------ SUPPLIED MATERIAL ------

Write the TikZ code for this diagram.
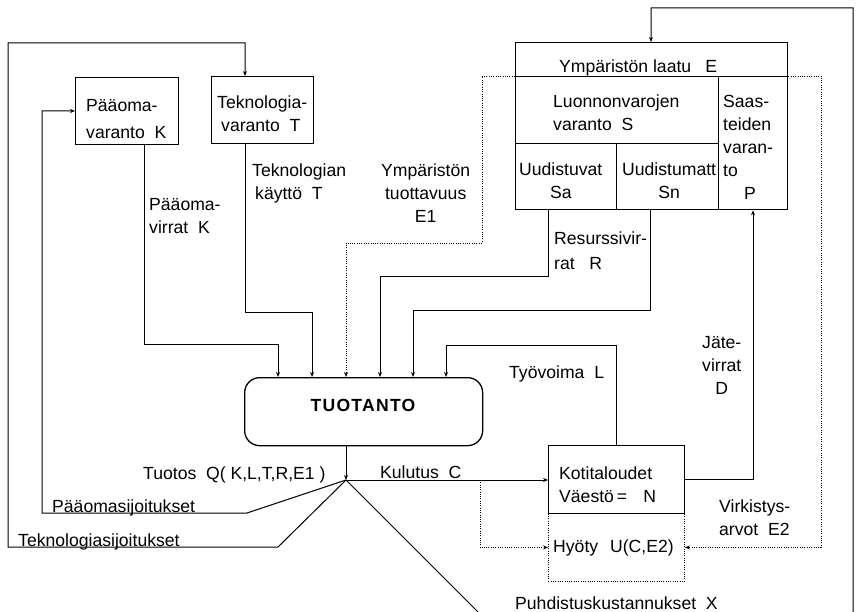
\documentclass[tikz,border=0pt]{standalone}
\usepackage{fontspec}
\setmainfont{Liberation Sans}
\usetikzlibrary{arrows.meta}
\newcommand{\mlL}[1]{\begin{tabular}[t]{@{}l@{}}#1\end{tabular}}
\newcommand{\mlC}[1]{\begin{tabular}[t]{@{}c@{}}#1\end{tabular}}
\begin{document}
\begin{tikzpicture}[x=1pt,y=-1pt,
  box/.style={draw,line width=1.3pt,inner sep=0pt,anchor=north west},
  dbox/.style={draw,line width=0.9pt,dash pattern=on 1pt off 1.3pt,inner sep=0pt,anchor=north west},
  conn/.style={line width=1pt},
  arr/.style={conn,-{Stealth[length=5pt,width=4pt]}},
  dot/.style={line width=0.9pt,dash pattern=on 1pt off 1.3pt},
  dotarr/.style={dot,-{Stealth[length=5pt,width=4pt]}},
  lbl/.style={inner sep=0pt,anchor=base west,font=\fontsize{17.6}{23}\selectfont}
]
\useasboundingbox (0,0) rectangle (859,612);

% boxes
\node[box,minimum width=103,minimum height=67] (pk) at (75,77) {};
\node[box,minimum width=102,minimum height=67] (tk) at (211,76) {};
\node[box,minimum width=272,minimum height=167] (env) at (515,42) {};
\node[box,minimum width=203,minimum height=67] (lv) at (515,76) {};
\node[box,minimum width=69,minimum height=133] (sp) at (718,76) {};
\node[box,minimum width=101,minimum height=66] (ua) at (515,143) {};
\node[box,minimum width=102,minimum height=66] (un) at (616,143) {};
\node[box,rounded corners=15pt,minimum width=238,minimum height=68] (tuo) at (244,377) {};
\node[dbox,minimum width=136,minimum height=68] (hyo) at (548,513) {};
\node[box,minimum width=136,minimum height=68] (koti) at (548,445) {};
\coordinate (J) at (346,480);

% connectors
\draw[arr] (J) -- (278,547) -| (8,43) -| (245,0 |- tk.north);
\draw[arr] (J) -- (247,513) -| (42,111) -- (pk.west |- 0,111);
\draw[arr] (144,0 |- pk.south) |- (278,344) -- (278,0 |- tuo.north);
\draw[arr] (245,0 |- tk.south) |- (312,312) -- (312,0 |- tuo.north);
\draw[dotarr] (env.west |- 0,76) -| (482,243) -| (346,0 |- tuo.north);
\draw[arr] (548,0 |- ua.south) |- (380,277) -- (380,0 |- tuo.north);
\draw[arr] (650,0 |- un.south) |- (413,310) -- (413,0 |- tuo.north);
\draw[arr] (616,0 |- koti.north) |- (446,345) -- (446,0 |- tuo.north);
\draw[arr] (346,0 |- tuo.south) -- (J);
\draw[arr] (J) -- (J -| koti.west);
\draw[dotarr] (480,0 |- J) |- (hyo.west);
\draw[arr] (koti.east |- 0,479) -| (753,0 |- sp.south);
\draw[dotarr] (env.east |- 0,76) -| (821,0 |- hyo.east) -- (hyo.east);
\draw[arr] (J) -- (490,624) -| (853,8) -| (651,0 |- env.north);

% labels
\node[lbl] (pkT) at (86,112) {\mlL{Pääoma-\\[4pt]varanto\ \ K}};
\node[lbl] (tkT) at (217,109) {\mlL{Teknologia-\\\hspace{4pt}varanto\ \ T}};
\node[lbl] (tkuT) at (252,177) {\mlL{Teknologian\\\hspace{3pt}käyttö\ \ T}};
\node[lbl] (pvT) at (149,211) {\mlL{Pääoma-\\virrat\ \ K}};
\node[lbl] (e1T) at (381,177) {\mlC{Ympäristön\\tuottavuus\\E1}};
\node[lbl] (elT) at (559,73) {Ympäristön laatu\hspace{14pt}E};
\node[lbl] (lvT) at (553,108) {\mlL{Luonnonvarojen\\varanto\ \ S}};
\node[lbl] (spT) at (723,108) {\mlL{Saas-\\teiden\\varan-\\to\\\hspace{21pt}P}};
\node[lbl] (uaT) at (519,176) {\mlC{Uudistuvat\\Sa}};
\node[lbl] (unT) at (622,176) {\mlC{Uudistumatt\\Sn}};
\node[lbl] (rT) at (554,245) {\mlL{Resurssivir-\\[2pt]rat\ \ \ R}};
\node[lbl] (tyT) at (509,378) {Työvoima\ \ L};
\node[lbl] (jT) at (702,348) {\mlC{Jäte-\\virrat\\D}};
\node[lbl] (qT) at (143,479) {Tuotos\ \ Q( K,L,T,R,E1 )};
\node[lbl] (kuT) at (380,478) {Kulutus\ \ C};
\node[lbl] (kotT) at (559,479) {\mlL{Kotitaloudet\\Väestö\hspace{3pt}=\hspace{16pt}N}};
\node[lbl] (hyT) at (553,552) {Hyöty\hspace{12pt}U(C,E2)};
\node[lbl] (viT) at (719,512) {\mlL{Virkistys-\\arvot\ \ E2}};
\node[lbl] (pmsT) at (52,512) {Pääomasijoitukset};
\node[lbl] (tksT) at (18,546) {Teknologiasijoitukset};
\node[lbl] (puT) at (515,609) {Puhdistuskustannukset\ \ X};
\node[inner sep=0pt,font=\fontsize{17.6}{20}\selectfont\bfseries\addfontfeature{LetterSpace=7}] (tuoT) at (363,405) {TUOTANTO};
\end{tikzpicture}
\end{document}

------

Without the pictures, repeat the listing above exactly.

Write the TikZ code for this diagram.
\documentclass[tikz,border=0pt]{standalone}
\usepackage{fontspec}
\setmainfont{Liberation Sans}
\usetikzlibrary{arrows.meta}
\newcommand{\mlL}[1]{\begin{tabular}[t]{@{}l@{}}#1\end{tabular}}
\newcommand{\mlC}[1]{\begin{tabular}[t]{@{}c@{}}#1\end{tabular}}
\begin{document}
\begin{tikzpicture}[x=1pt,y=-1pt,
  box/.style={draw,line width=1.3pt,inner sep=0pt,anchor=north west},
  dbox/.style={draw,line width=0.9pt,dash pattern=on 1pt off 1.3pt,inner sep=0pt,anchor=north west},
  conn/.style={line width=1pt},
  arr/.style={conn,-{Stealth[length=5pt,width=4pt]}},
  dot/.style={line width=0.9pt,dash pattern=on 1pt off 1.3pt},
  dotarr/.style={dot,-{Stealth[length=5pt,width=4pt]}},
  lbl/.style={inner sep=0pt,anchor=base west,font=\fontsize{17.6}{23}\selectfont}
]
\useasboundingbox (0,0) rectangle (859,612);

% boxes
\node[box,minimum width=103,minimum height=67] (pk) at (75,77) {};
\node[box,minimum width=102,minimum height=67] (tk) at (211,76) {};
\node[box,minimum width=272,minimum height=167] (env) at (515,42) {};
\node[box,minimum width=203,minimum height=67] (lv) at (515,76) {};
\node[box,minimum width=69,minimum height=133] (sp) at (718,76) {};
\node[box,minimum width=101,minimum height=66] (ua) at (515,143) {};
\node[box,minimum width=102,minimum height=66] (un) at (616,143) {};
\node[box,rounded corners=15pt,minimum width=238,minimum height=68] (tuo) at (244,377) {};
\node[dbox,minimum width=136,minimum height=68] (hyo) at (548,513) {};
\node[box,minimum width=136,minimum height=68] (koti) at (548,445) {};
\coordinate (J) at (346,480);

% connectors
\draw[arr] (J) -- (278,547) -| (8,43) -| (245,0 |- tk.north);
\draw[arr] (J) -- (247,513) -| (42,111) -- (pk.west |- 0,111);
\draw[arr] (144,0 |- pk.south) |- (278,344) -- (278,0 |- tuo.north);
\draw[arr] (245,0 |- tk.south) |- (312,312) -- (312,0 |- tuo.north);
\draw[dotarr] (env.west |- 0,76) -| (482,243) -| (346,0 |- tuo.north);
\draw[arr] (548,0 |- ua.south) |- (380,277) -- (380,0 |- tuo.north);
\draw[arr] (650,0 |- un.south) |- (413,310) -- (413,0 |- tuo.north);
\draw[arr] (616,0 |- koti.north) |- (446,345) -- (446,0 |- tuo.north);
\draw[arr] (346,0 |- tuo.south) -- (J);
\draw[arr] (J) -- (J -| koti.west);
\draw[dotarr] (480,0 |- J) |- (hyo.west);
\draw[arr] (koti.east |- 0,479) -| (753,0 |- sp.south);
\draw[dotarr] (env.east |- 0,76) -| (821,0 |- hyo.east) -- (hyo.east);
\draw[arr] (J) -- (490,624) -| (853,8) -| (651,0 |- env.north);

% labels
\node[lbl] (pkT) at (86,112) {\mlL{Pääoma-\\[4pt]varanto\ \ K}};
\node[lbl] (tkT) at (217,109) {\mlL{Teknologia-\\\hspace{4pt}varanto\ \ T}};
\node[lbl] (tkuT) at (252,177) {\mlL{Teknologian\\\hspace{3pt}käyttö\ \ T}};
\node[lbl] (pvT) at (149,211) {\mlL{Pääoma-\\virrat\ \ K}};
\node[lbl] (e1T) at (381,177) {\mlC{Ympäristön\\tuottavuus\\E1}};
\node[lbl] (elT) at (559,73) {Ympäristön laatu\hspace{14pt}E};
\node[lbl] (lvT) at (553,108) {\mlL{Luonnonvarojen\\varanto\ \ S}};
\node[lbl] (spT) at (723,108) {\mlL{Saas-\\teiden\\varan-\\to\\\hspace{21pt}P}};
\node[lbl] (uaT) at (519,176) {\mlC{Uudistuvat\\Sa}};
\node[lbl] (unT) at (622,176) {\mlC{Uudistumatt\\Sn}};
\node[lbl] (rT) at (554,245) {\mlL{Resurssivir-\\[2pt]rat\ \ \ R}};
\node[lbl] (tyT) at (509,378) {Työvoima\ \ L};
\node[lbl] (jT) at (702,348) {\mlC{Jäte-\\virrat\\D}};
\node[lbl] (qT) at (143,479) {Tuotos\ \ Q( K,L,T,R,E1 )};
\node[lbl] (kuT) at (380,478) {Kulutus\ \ C};
\node[lbl] (kotT) at (559,479) {\mlL{Kotitaloudet\\Väestö\hspace{3pt}=\hspace{16pt}N}};
\node[lbl] (hyT) at (553,552) {Hyöty\hspace{12pt}U(C,E2)};
\node[lbl] (viT) at (719,512) {\mlL{Virkistys-\\arvot\ \ E2}};
\node[lbl] (pmsT) at (52,512) {Pääomasijoitukset};
\node[lbl] (tksT) at (18,546) {Teknologiasijoitukset};
\node[lbl] (puT) at (515,609) {Puhdistuskustannukset\ \ X};
\node[inner sep=0pt,font=\fontsize{17.6}{20}\selectfont\bfseries\addfontfeature{LetterSpace=7}] (tuoT) at (363,405) {TUOTANTO};
\end{tikzpicture}
\end{document}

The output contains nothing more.